Caroline
I did not grow up with my father. We first met when I was eight then twice a year around my birthday and Christmas until he moved to Africa for three years. When my mother Mair died suddenly in 1968 I was relocated from Bloomsbury to Belgravia. Then boarding school and life eventually carried me to New York City first for studies and then once again completely by chance in 1983. And this is where I have lived ever since.
My father wrote:
“Noretta had an old friend in Maine with a penchant for young English au-pairs who had just appealed to her for a replacement. Off went our young lady to get acquainted with dreamland. Content as she had been to have arrived in the USA, it was a subsequent stay in New York that kindled a life-long love affair. On her last day she knocked on the door of the American Academy of Dramatic Arts, demanded and was granted an audition and moved to New York shortly thereafter. This was later enriched by three seasons with the Quinzaine des Realisateurs at the Cannes Film Festival.

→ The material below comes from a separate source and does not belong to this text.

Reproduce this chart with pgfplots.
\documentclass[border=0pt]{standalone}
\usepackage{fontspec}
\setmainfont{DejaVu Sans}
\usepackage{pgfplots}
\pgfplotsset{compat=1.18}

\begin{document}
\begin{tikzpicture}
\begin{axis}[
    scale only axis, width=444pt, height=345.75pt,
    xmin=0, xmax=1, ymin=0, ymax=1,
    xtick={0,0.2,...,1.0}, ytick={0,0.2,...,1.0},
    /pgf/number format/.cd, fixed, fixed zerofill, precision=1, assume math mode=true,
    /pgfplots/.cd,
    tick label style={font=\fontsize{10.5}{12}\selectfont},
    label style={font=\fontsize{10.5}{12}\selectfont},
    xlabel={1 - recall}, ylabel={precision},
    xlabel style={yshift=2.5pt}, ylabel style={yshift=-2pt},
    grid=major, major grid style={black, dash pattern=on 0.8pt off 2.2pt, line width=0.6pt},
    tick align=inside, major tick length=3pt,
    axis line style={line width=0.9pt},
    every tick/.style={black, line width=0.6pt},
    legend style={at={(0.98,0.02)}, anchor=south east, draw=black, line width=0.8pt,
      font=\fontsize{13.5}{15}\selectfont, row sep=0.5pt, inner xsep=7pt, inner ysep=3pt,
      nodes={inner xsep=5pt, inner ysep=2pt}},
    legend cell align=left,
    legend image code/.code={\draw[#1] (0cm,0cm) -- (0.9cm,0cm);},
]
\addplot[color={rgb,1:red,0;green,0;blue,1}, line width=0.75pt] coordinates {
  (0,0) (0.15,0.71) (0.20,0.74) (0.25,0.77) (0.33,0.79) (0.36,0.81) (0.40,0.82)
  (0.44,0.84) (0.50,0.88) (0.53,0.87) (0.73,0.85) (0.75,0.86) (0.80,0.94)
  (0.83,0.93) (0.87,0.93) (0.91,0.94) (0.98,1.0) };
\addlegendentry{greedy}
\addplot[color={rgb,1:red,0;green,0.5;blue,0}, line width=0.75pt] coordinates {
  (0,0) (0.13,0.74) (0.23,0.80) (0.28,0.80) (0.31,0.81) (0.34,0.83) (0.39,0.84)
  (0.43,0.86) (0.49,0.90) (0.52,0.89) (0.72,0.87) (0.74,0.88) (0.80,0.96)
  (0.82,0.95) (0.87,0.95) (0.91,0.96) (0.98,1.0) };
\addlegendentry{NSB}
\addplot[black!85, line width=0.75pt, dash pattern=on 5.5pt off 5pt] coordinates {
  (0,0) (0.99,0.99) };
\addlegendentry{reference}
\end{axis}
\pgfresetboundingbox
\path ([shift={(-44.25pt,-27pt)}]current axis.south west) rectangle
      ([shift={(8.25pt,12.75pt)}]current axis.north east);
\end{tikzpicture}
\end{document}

Connections she had made then opened a position on Steven Spielberg's explorations in Sri Lanka, where her next nine months were spent against a darkening political background which eventually defeated the project. Caroline's return was a weekend of celebration, the more so as she was evidently starting a new job in London the following week.

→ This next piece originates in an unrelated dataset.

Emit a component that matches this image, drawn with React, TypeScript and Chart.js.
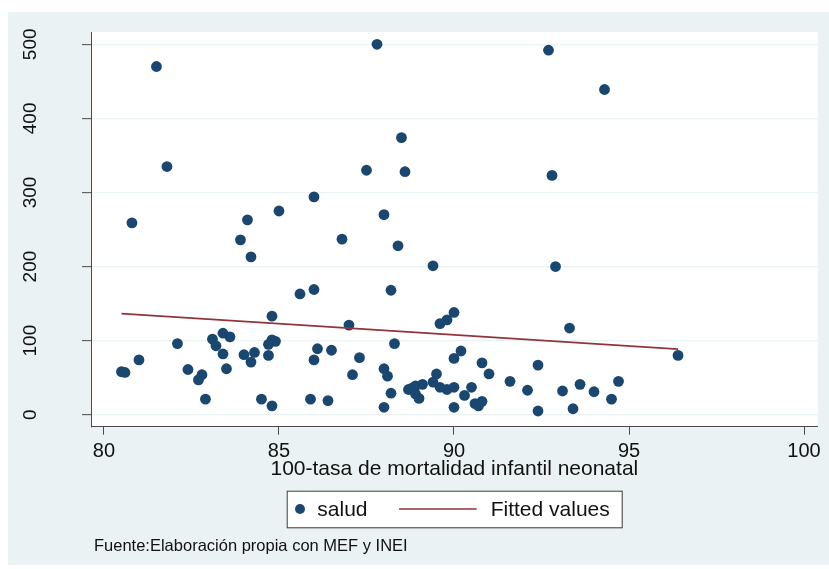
import { useEffect, useRef } from 'react';
import { Chart, registerables } from 'chart.js';

Chart.register(...registerables);

// salud vs. 100 - neonatal infant mortality rate
const saludX = [
  81.5, 87.8, 81.8, 88.5, 87.5, 88.6, 80.8, 86.0, 85.0, 84.1, 88.0, 83.9, 86.8, 84.2, 88.4,
  92.7, 94.3, 92.8, 89.4, 92.9, 85.6, 86.0, 88.2, 84.8, 87.0, 88.3, 82.1, 83.1, 83.4, 83.6,
  83.2, 84.8, 84.9, 84.7, 83.4, 84.0, 84.3, 84.2, 84.7, 86.1, 86.5, 86.0, 87.3, 81.0, 80.5,
  80.6, 82.4, 82.8, 82.7, 83.5, 87.1, 88.0, 88.1, 82.9, 84.5, 84.8, 85.9, 86.4, 88.2, 88.0,
  90.0, 89.8, 89.6, 93.3, 96.4, 90.2, 90.0, 90.8, 91.0, 89.5, 89.4, 92.4, 91.6, 93.6, 94.7,
  92.1, 93.1, 94.0, 94.5, 92.4, 93.4, 90.0, 90.5, 90.3, 90.6, 90.7, 90.8, 90.0, 89.8, 89.6,
  88.8, 88.9, 89.1, 88.9, 89.0, 88.7,
];
const saludY = [
  470, 500, 335, 374, 330, 328, 259, 294, 275, 263, 270, 236, 237, 213, 228,
  492, 439, 323, 201, 200, 163, 169, 168, 133, 121, 96, 96, 102, 110, 105,
  93, 101, 99, 95, 82, 81, 84, 71, 80, 89, 87, 74, 77, 74, 58,
  57, 61, 54, 47, 62, 54, 62, 52, 21, 21, 12, 21, 19, 29, 10,
  138, 128, 123, 117, 80, 86, 76, 70, 55, 55, 44, 67, 45, 41, 45,
  33, 32, 31, 21, 5, 8, 10, 37, 26, 15, 12, 18, 37, 34, 37,
  36, 39, 41, 28, 22, 34,
];

// Linear fit, endpoints at the smallest and largest x
const fitX = [80.5, 96.4];
const fitY = [136.5, 88.4];

const xTicks = [80, 85, 90, 95, 100];
const yTicks = [0, 100, 200, 300, 400, 500];
const seriesNames = ['salud', 'Fitted values'];
const xTitle = '100-tasa de mortalidad infantil neonatal';
const note = 'Fuente:Elaboración propia con MEF y INEI';

const FONT = "'Liberation Sans', Arial, sans-serif";
const BG = '#EAF2F3';
const NAVY = '#1A476F';
const MAROON = '#90353B';
const AXIS = '#4a4a4a';
const TEXT = '#111111';

const W = 821;
const H = 553;

const decor = {
  id: 'decor',
  beforeDraw(chart: any) {
    const { ctx, width, height, chartArea: a } = chart;
    ctx.save();
    ctx.fillStyle = BG;
    ctx.fillRect(0, 0, width, height);
    ctx.fillStyle = '#ffffff';
    ctx.fillRect(a.left, a.top, a.right - a.left, a.bottom - a.top);
    ctx.restore();
  },
  afterDraw(chart: any) {
    const { ctx } = chart;
    const ys = chart.scales.y;
    ctx.save();

    // rotated y tick labels
    ctx.font = `19px ${FONT}`;
    ctx.fillStyle = TEXT;
    ctx.textAlign = 'center';
    ctx.textBaseline = 'middle';
    yTicks.forEach((v) => {
      ctx.save();
      ctx.translate(23, ys.getPixelForValue(v));
      ctx.rotate(-Math.PI / 2);
      ctx.fillText(String(v), 0, 0);
      ctx.restore();
    });

    // legend box
    const bx = 278.7, by = 478.7, bw = 335, bh = 36.6;
    ctx.fillStyle = '#ffffff';
    ctx.fillRect(bx, by, bw, bh);
    ctx.strokeStyle = '#3a3a3a';
    ctx.lineWidth = 1;
    ctx.strokeRect(bx + 0.5, by + 0.5, bw, bh);
    const my = by + bh / 2;
    ctx.fillStyle = NAVY;
    ctx.beginPath();
    ctx.arc(292, my, 5, 0, Math.PI * 2);
    ctx.fill();
    ctx.strokeStyle = MAROON;
    ctx.lineWidth = 1.7;
    ctx.beginPath();
    ctx.moveTo(391, my);
    ctx.lineTo(468.7, my);
    ctx.stroke();
    ctx.font = `21px ${FONT}`;
    ctx.fillStyle = TEXT;
    ctx.textAlign = 'left';
    ctx.textBaseline = 'middle';
    ctx.fillText(seriesNames[0], 309.3, my + 1);
    ctx.fillText(seriesNames[1], 482.7, my + 1);

    // source note
    ctx.font = `16.5px ${FONT}`;
    ctx.textBaseline = 'alphabetic';
    ctx.fillText(note, 86, 539);
    ctx.restore();
  },
};

export default function App() {
  const ref = useRef<HTMLCanvasElement | null>(null);

  useEffect(() => {
    if (!ref.current) return;
    const scatter = saludX.map((x, i) => ({ x, y: saludY[i] }));
    const fit = fitX.map((x, i) => ({ x, y: fitY[i] }));
    const chart = new Chart(ref.current, {
      type: 'scatter',
      data: {
        datasets: [
          {
            label: seriesNames[0],
            data: scatter,
            pointRadius: 5.4,
            pointBorderWidth: 0,
            pointBackgroundColor: NAVY,
            pointBorderColor: NAVY,
            order: 2,
          },
          {
            type: 'line',
            label: seriesNames[1],
            data: fit,
            borderColor: MAROON,
            borderWidth: 1.7,
            pointRadius: 0,
            fill: false,
            order: 1,
          },
        ],
      },
      options: {
        responsive: false,
        animation: false,
        devicePixelRatio: 1,
        layout: { padding: { left: 0, top: 20, right: 11.3, bottom: 0 } },
        plugins: {
          legend: { display: false },
          tooltip: { enabled: false },
        },
        scales: {
          x: {
            type: 'linear',
            min: 79.63,
            max: 100.39,
            afterBuildTicks: (s: any) => {
              s.ticks = xTicks.map((v) => ({ value: v }));
            },
            afterFit: (s: any) => {
              s.height = 138.3;
            },
            ticks: {
              font: { family: FONT, size: 20 },
              color: TEXT,
              padding: 5,
              maxRotation: 0,
              autoSkip: false,
            },
            grid: {
              drawOnChartArea: false,
              drawTicks: true,
              tickLength: 8,
              tickColor: AXIS,
              tickWidth: 1,
            },
            border: { display: true, color: AXIS, width: 1 },
            title: {
              display: true,
              text: xTitle,
              font: { family: FONT, size: 21 },
              color: TEXT,
              padding: { top: 0, bottom: 83 },
            },
          },
          y: {
            type: 'linear',
            min: -16.2,
            max: 516.6,
            afterBuildTicks: (s: any) => {
              s.ticks = yTicks.map((v) => ({ value: v }));
            },
            afterFit: (s: any) => {
              s.width = 83;
            },
            ticks: { display: false },
            grid: {
              color: BG,
              lineWidth: 1.3,
              drawTicks: true,
              tickLength: 9,
              tickColor: AXIS,
              tickWidth: 1,
            },
            border: { display: true, color: AXIS, width: 1 },
          },
        },
      },
      plugins: [decor],
    });
    return () => chart.destroy();
  }, []);

  return (
    <div style={{ position: 'fixed', left: 8, top: 12, width: W, height: H }}>
      <canvas ref={ref} width={W} height={H} style={{ display: 'block', width: W, height: H }} />
    </div>
  );
}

At that point we had a visit from Noretta's old friend Francis Heilbut, a New York pianist who passed through every summer for a concert tour mainly of Germany and Austria. As he had an aversion to flying, he was booked on the Queen Elizabeth 2 where he sailed in great style in return for two full-length concerts during the voyage. This time he was travelling alone, as the friend who was due to accompany him had had to cancel his trip. Jokingly, I whispered to Caroline, 'If you play your cards right, he might offer you a lift to New York in his Stateroom!'
And so it was that she came to New York for the second and fateful time. As she breezed out of the door in high excitement, she said, 'Flying back Sunday, ready to start my new job Monday.' Three weeks later came a postcard, 'Met my friend Gerry who runs the New York Design Group and has offered me a job.' One ecstatic young lady. Barely a week later, a young Romanian architect walked into the office enquiring for a job. Six months on and they discovered a common interest in European films, were soon engaged and planning their wedding in London in December. But in September Caroline rang to say, 'The bad news is we have cancelled plans for the wedding. The good news is that we are in Las Vegas and got married this morning!' And in May 1987 she blessed us all with grandson Paris Alexander Ionescu. His story continues further on.”
It may not have been exactly like that, but close enough.
Over the years between trips to New York for the biannual Keyboard Trust concerts at Steinway Hall, various celebrations in Thailand, Germany, Italy and the UK, a mutual trust and understanding developed. And for the past seven years or so with very few exceptions we have Skyped, Zoomed, WhatsApped, or otherwise spoken every Sunday afternoon over coffee in our respective homes where conversations have taken flight, questions asked, psyches probed, secrets revealed, and sins pardoned. Although perhaps not the most conventional of father daughter relationships, in retrospect ours became anchored by a tremendous love, respect and appreciation filled with joy and laughter. My father died peacefully with me by his bedside. He made sure I understood how much I was loved and called me his “marvellous girl”, and I guess that’s alright by me.